Abstract (endast på engelska)

Does nonresponse in surveys matter?

Dan Hedlin

Nonresponse levels in Swedish official statistics are staggering. For example, more than 50% of women under 35 years of age did not respond to the Labour force survey in December 2015. In random sample surveys conducted by market research institutes nonresponse rates may be far higher. For example, a random web panel sample survey that I have recently got acquainted to had about 95% nonresponse.

Although Groves (2006) and Groves and Peytcheva (2008) have shown empirically that the nonresponse rate is a poor predictor of nonresponse bias, a nonresponse rate higher than 50%, and certainly a rate higher than 95%, makes most survey methodologists apprehensive.

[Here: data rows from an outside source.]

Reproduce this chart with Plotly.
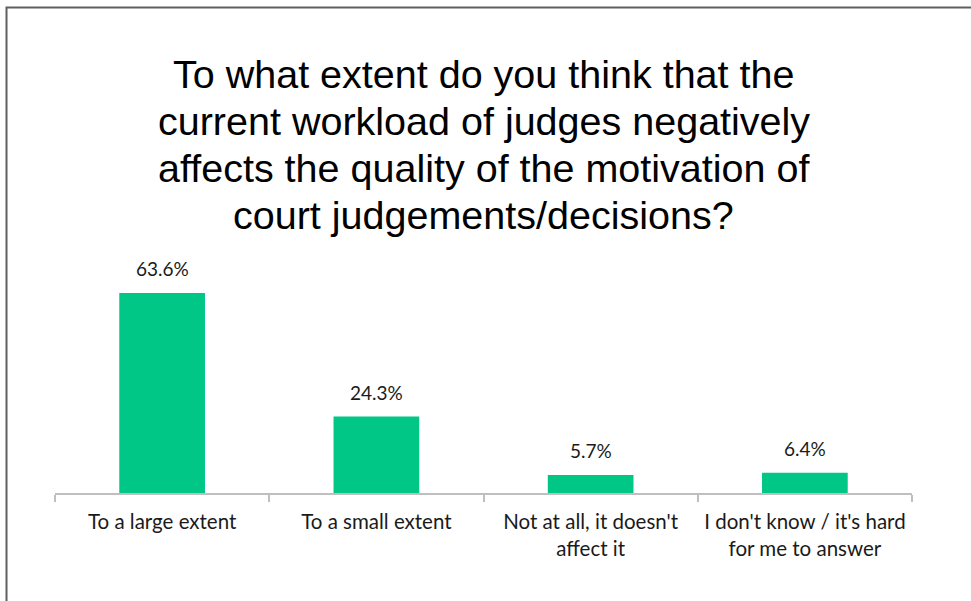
import plotly.graph_objects as go

# Survey answers and shares (%)
categories = [
    "To a large extent",
    "To a small extent",
    "Not at all, it doesn't<br>affect it",
    "I don't know / it's hard<br>for me to answer",
]
shares = [63.6, 24.3, 5.7, 6.4]
value_labels = ["63.6%", "24.3%", "5.7%", "6.4%"]

title_lines = [
    "To what extent do you think that the",
    "current workload of judges negatively",
    "affects the quality of the motivation of",
    "court judgements/decisions?",
]

W, H = 971, 601
ML, MR, MT, MB = 55, 59, 250, 108
plot_w = W - ML - MR
plot_h = H - MT - MB
px_per_unit = 3.145
y_max = plot_h / px_per_unit


def px_to_paper_x(px):
    return (px - ML) / plot_w


def px_to_paper_y(py):
    return (H - MB - py) / plot_h


fig = go.Figure(
    go.Bar(
        x=categories,
        y=shares,
        marker=dict(color="#00C785", line=dict(width=0)),
        hoverinfo="skip",
    )
)

# Value labels above each bar
for cat, val, lab in zip(categories, shares, value_labels):
    fig.add_annotation(
        x=cat, y=val, text=lab, showarrow=False,
        yanchor="bottom", yshift=11,
        font=dict(family="Lato", size=19, color="#1a1a1a"),
    )

# Title block, one line per annotation for tight line spacing
title_baseline0 = 88
title_step = 47
for i, line in enumerate(title_lines):
    fig.add_annotation(
        x=0.5, xref="paper",
        y=px_to_paper_y(title_baseline0 + i * title_step), yref="paper",
        text=line, showarrow=False, yanchor="middle", xanchor="center",
        yshift=14,
        font=dict(family="Liberation Sans", size=39.5, color="#000000"),
    )

# Outer frame of the chart area
fig.add_shape(
    type="rect", xref="paper", yref="paper",
    x0=px_to_paper_x(6.5), x1=px_to_paper_x(W + 20),
    y0=px_to_paper_y(H + 20), y1=px_to_paper_y(7.5),
    line=dict(color="#5f5f5f", width=2), fillcolor="rgba(0,0,0,0)",
    layer="above",
)

fig.update_layout(
    width=W, height=H,
    margin=dict(l=ML, r=MR, t=MT, b=MB, pad=0),
    paper_bgcolor="white", plot_bgcolor="white",
    bargap=0.6,
    showlegend=False,
    xaxis=dict(
        type="category",
        showline=True, linecolor="#BFBFBF", linewidth=1.5,
        ticks="outside", tickson="boundaries", ticklen=7,
        tickcolor="#BFBFBF", tickwidth=1.5,
        tickfont=dict(family="Lato", size=20.5, color="#1a1a1a"),
        ticklabelstandoff=10,
        showgrid=False, zeroline=False,
        fixedrange=True,
    ),
    yaxis=dict(
        range=[0, y_max], visible=False, showgrid=False, zeroline=False,
        fixedrange=True,
    ),
)

fig.write_html("out.html")
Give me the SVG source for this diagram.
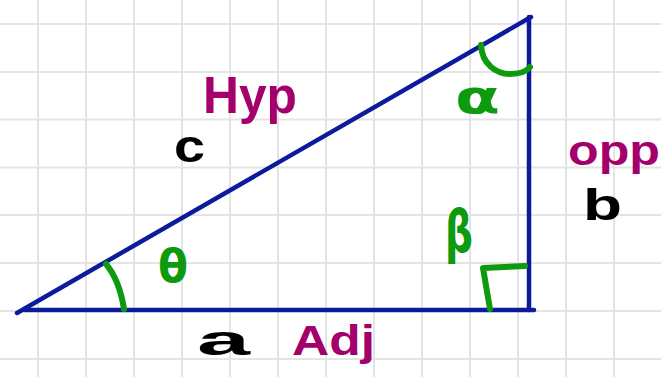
<svg xmlns="http://www.w3.org/2000/svg" width="661" height="377" viewBox="0 0 661 377">
<style>
.grid line{stroke:#e4e4e4;stroke-width:2}
.side{stroke:#0c1a9c;stroke-width:4.5;stroke-linecap:round;fill:none}
.mark{stroke:#0e9a0e;stroke-width:6;stroke-linecap:round;stroke-linejoin:round;fill:none}
text{font-family:"Liberation Sans","DejaVu Sans",sans-serif;font-weight:bold}
.pur{fill:#a3006c}
.blk{fill:#000}
.grn{fill:#0e9a0e;font-family:"DejaVu Sans","Liberation Sans",sans-serif}
</style>
<rect width="661" height="377" fill="#fff"/>
<g class="grid" id="grid">
<line x1="38" y1="0" x2="38" y2="377"/><line x1="86" y1="0" x2="86" y2="377"/><line x1="134" y1="0" x2="134" y2="377"/><line x1="182" y1="0" x2="182" y2="377"/><line x1="230" y1="0" x2="230" y2="377"/><line x1="278" y1="0" x2="278" y2="377"/><line x1="326" y1="0" x2="326" y2="377"/><line x1="374" y1="0" x2="374" y2="377"/><line x1="422" y1="0" x2="422" y2="377"/><line x1="470" y1="0" x2="470" y2="377"/><line x1="518" y1="0" x2="518" y2="377"/><line x1="566" y1="0" x2="566" y2="377"/><line x1="614" y1="0" x2="614" y2="377"/>
<line x1="0" y1="24" x2="661" y2="24"/><line x1="0" y1="72" x2="661" y2="72"/><line x1="0" y1="119.5" x2="661" y2="119.5"/><line x1="0" y1="167.5" x2="661" y2="167.5"/><line x1="0" y1="215" x2="661" y2="215"/><line x1="0" y1="263" x2="661" y2="263"/><line x1="0" y1="311" x2="661" y2="311"/><line x1="0" y1="359" x2="661" y2="359"/>
</g>
<g id="triangle">
<line class="side" x1="17" y1="313" x2="531" y2="17"/>
<line class="side" x1="24" y1="310" x2="534" y2="310"/>
<line class="side" x1="529" y1="17" x2="529" y2="310"/>
</g>
<g id="angle-marks">
<path class="mark" d="M106,264 C116,276 121,290 124,309" stroke-width="7"/>
<path class="mark" d="M481,45 C482,64 496,74 510,74 C520,74 526,72 530,67"/>
<path class="mark" d="M490,309 L483,268 L525,266"/>
</g>
<g id="labels">
<text class="pur" x="203" y="113" font-size="52" textLength="94" lengthAdjust="spacingAndGlyphs">Hyp</text>
<text class="blk" x="174" y="162" font-size="46" textLength="31" lengthAdjust="spacingAndGlyphs">c</text>
<text class="pur" x="568" y="165" font-size="42" textLength="92" lengthAdjust="spacingAndGlyphs">opp</text>
<text class="blk" x="583" y="220" font-size="44" textLength="39" lengthAdjust="spacingAndGlyphs">b</text>
<text class="blk" x="197" y="355" font-size="42" textLength="53" lengthAdjust="spacingAndGlyphs">a</text>
<text class="pur" x="292" y="355" font-size="42" textLength="83" lengthAdjust="spacingAndGlyphs">Adj</text>
<text class="grn" x="158" y="282" font-size="46" textLength="30" lengthAdjust="spacingAndGlyphs">θ</text>
<text class="grn" x="455" y="113" font-size="46" textLength="45" lengthAdjust="spacingAndGlyphs">α</text>
<text class="grn" x="445" y="252" font-size="58" textLength="28" lengthAdjust="spacingAndGlyphs">β</text>
</g>
</svg>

However, many survey methodologists are confident that modern calibration methods alleviate the nonresponse bias, and there are theoretical explanations as to why this may indeed be the case. There are also theoretical expressions of the size of expected nonresponse bias. I shall discuss some of these (and issue a warning about the simplistic expression of nonresponse bias that can be found in many textbooks).

I am also going to talk about some early simulation results on the size of nonresponse bias and on how well the theoretical expressions correspond to the actual biases.

I’ll start with a 10-minute crash course on modern calibration methods in surveys.